Uma vez proclamada, a República via-se diante de dois compromissos fundacionais, formar um governo constitucional e criar uma nação. Para atender esta última demanda, o Governo Provisória convocou eleições gerais, com voto direto e universal para os homens maiores de 21 anos e alfabetizados por meio do Decreto Nº 78-B, de 21 de dezembro de 1889 que “designa o dia 15 de setembro de 1890 para eleição geral da Assembleia Constituinte. Entre disputas políticas e crises, durante o Governo Provisório, Deodoro governava e legislava por meio de decretos e ia implantando vários pressupostos norteadores da República ou que atendiam às demandas dos próceres que tinham acendido ao poder no novo regime. Assim, onze dias pós proclamação da República, trousse à baila a preocupação com os imigrantes e pelo Decreto nº 13-A, de 26 de novembro de 1889, autorizava o Ministério do Interior e governadores de Estado a conceder naturalização ao estrangeiro que a requeresse, sem cobrar impostos.

 

Sob o argumento de impedir a fragmentação do território nacional foi decretada a chamada Grande Naturalização, por meio do Decreto nº 58-A, de 14 de dezembro de 1889, que determinou que seriam considerado cidadãos brasileiros todos os estrangeiros que já residissem no Brasil no dia 15 de novembro de 18989, salvo declaração em contrário feita perante a respectiva municipalidade, no prazo de seis meses da publicação do decreto.
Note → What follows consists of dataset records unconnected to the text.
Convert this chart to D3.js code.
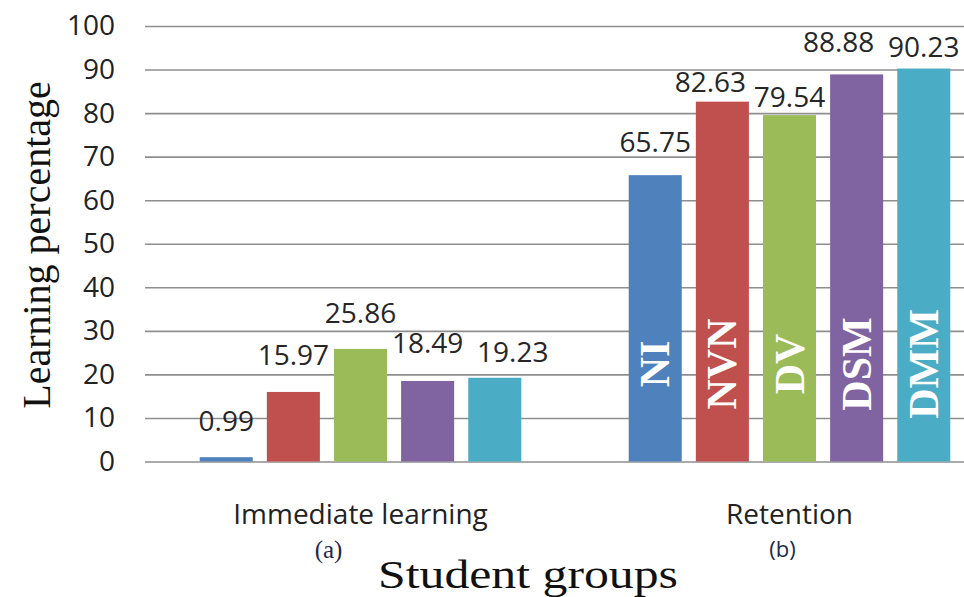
<!DOCTYPE html>
<html>
<head>
<meta charset="utf-8">
<script src="https://cdn.jsdelivr.net/npm/d3@7"></script>
<style>
  html, body { margin: 0; padding: 0; background: #fff; }
  svg { display: block; }
</style>
</head>
<body>
<svg id="chart"></svg>
<script>
// Data
const groups = ["Immediate learning", "Retention"];
const groupTags = ["(a)", "(b)"];
const series = ["NI", "NVN", "DV", "DSM", "DMM"];
const immediateValues = [0.99, 15.97, 25.86, 18.49, 19.23];
const retentionValues = [65.75, 82.63, 79.54, 88.88, 90.23];
const yTicks = [0, 10, 20, 30, 40, 50, 60, 70, 80, 90, 100];

const colors = ["#4F81BD", "#C0504D", "#9BBB59", "#8064A2", "#4BACC6"];

// hand-placed value labels in the original (pixel nudges, [dx, dy])
const labelNudge = [
  [[0, 0], [0, -1], [0, 0], [0, -2], [18, 10]],
  [[0, 3], [-12, 16], [0, 18], [-18, 4], [0, 14]]
];

const width = 964, height = 597;
const svg = d3.select("#chart").attr("width", width).attr("height", height);

const plotLeft = 145, plotRight = 964;

const y = d3.scaleLinear().domain([0, 100]).range([461.5, 26]);

const x0 = d3.scaleBand().domain(groups).range([146, 1004]);
const x1 = d3.scaleBand().domain(series)
  .range([0, x0.bandwidth()])
  .paddingInner(0.21)
  .paddingOuter(0.8);

const rows = [];
[immediateValues, retentionValues].forEach((vals, gi) => {
  vals.forEach((v, si) => {
    rows.push({ group: groups[gi], gi, si, name: series[si], value: v });
  });
});

// gridlines + tick labels
const yAxis = svg.append("g")
  .attr("transform", `translate(${plotLeft},0)`)
  .call(d3.axisLeft(y)
    .tickValues(yTicks)
    .tickSize(-(plotRight - plotLeft))
    .tickPadding(30));

yAxis.select(".domain").remove();
yAxis.selectAll(".tick line")
  .attr("stroke", "#8e8e8e")
  .attr("stroke-width", 1.6);
yAxis.selectAll(".tick text")
  .attr("fill", "#222")
  .attr("font-family", "'Open Sans', sans-serif")
  .attr("font-size", "28px");

// bars
svg.append("g")
  .selectAll("rect")
  .data(rows)
  .join("rect")
  .attr("x", d => x0(d.group) + x1(d.name))
  .attr("y", d => y(d.value))
  .attr("width", x1.bandwidth())
  .attr("height", d => y(0) - y(d.value))
  .attr("fill", d => colors[d.si]);

// value labels
svg.append("g")
  .selectAll("text")
  .data(rows)
  .join("text")
  .attr("x", d => x0(d.group) + x1(d.name) + x1.bandwidth() / 2 + labelNudge[d.gi][d.si][0])
  .attr("y", d => y(d.value) - 26 + labelNudge[d.gi][d.si][1])
  .attr("text-anchor", "middle")
  .attr("fill", "#262626")
  .attr("font-family", "'Open Sans', sans-serif")
  .attr("font-size", "28px")
  .text(d => d.value.toFixed(2));

// series names written inside the retention bars
svg.append("g")
  .selectAll("text")
  .data(rows.filter(d => d.gi === 1))
  .join("text")
  .attr("transform", d =>
    `translate(${x0(d.group) + x1(d.name) + x1.bandwidth() / 2 + 14},364) rotate(-90)`)
  .attr("text-anchor", "middle")
  .attr("fill", "#fff")
  .attr("font-family", "'Liberation Serif', 'Times New Roman', serif")
  .attr("font-weight", "bold")
  .attr("font-size", "42px")
  .text(d => d.name);

// category labels
svg.append("g")
  .selectAll("text")
  .data(groups)
  .join("text")
  .attr("x", d => x0(d) + x0.bandwidth() / 2)
  .attr("y", 524)
  .attr("text-anchor", "middle")
  .attr("fill", "#222")
  .attr("font-family", "'Open Sans', sans-serif")
  .attr("font-size", "28px")
  .text(d => d);

// (a) / (b) tags under the categories
svg.append("text")
  .attr("x", x0(groups[0]) + x0.bandwidth() / 2 - 32)
  .attr("y", 558)
  .attr("text-anchor", "middle")
  .attr("fill", "#1d2b4c")
  .attr("font-family", "'Liberation Serif', serif")
  .attr("font-size", "25px")
  .text(groupTags[0]);

svg.append("text")
  .attr("x", x0(groups[1]) + x0.bandwidth() / 2 - 7)
  .attr("y", 557)
  .attr("text-anchor", "middle")
  .attr("fill", "#1d2b4c")
  .attr("font-family", "'Open Sans', sans-serif")
  .attr("font-size", "22px")
  .text(groupTags[1]);

// axis titles
svg.append("text")
  .attr("x", 528)
  .attr("y", 588)
  .attr("text-anchor", "middle")
  .attr("fill", "#111")
  .attr("font-family", "'Liberation Serif', serif")
  .attr("font-size", "40px")
  .attr("textLength", 300)
  .attr("lengthAdjust", "spacingAndGlyphs")
  .text("Student groups");

svg.append("text")
  .attr("transform", "translate(50,245) rotate(-90)")
  .attr("text-anchor", "middle")
  .attr("fill", "#111")
  .attr("font-family", "'Liberation Serif', serif")
  .attr("font-size", "40px")
  .text("Learning percentage");
</script>
</body>
</html>
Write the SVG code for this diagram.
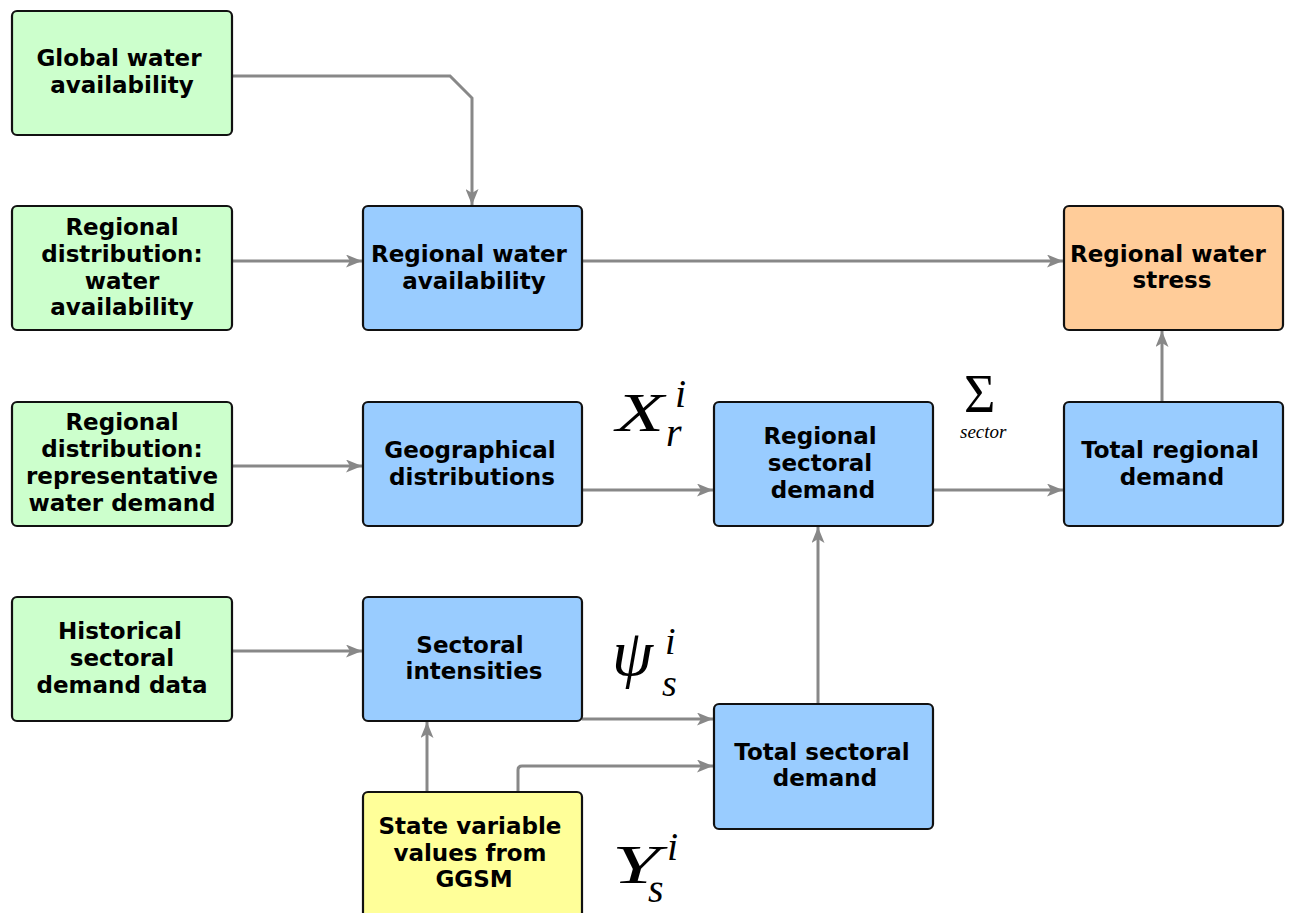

Era a naturalização forçada que rapidamente tornou-se objeto de críticas e protestos de alguns países europeus, berço dos imigrantes. Pelo Decreto nº 200-A, de 8 de fevereiro de 1890, que promulgava o regulamento da eleição para deputados à Assembleia a Constituinte, no inciso III do Art. 4º, enunciava que todos os cidadãos brasileiros declarados tais pelo decreto da grande naturalização, eram eleitores, e tinham voto nas eleições e seriam incluídos no alistamento eleitoral pela comissão competente. O De. nº 277D, de 22 de março de 1890, reitera a condição de cidadão brasileiro a todo estrangeiro nos termos do Dec. 58-A e faz uma correção ao decreto anteriormente citado: a inclusão no alistamento eleitoral não seria automática, mas sim, daquele estrangeiro que requeresse ser alistado eleitor. A este, sucederam-se outros decretos que faziam ajustes sobre o tema e determinava que a nacionalidade brasileira seria atribuída somente àqueles estrangeiros que “houverem requerido o alistamento e aos que tivessem sido alistados pelas comissões, independentemente de requerimento, reclamassem a entrega do título de eleitor”. (Dec. N. 480, 13/06/1890).

 

Desse modo, fica patente a recepção do Governo Provisório aos anseios políticos das oligarquias que corroboraram o golpe e deram sustentação à República no seu incerto despontar, ao que reporta à possibilidade de inserir os estrangeiros nas listas eleitorais e, por conseguinte, possibilitar o alargamento do eleitorado, no caso imediato, para a Assembleia Constituinte que iria moldar o arcabouço do Estado republicano. Aliás, sob grande influência da oligarquia paulista, ou seja, do Estado com maior fluxo de imigrantes. Na data prevista na legislação, ocorreram em todo território nacional as eleições das quais os republicanos saíram largamente vitoriosos.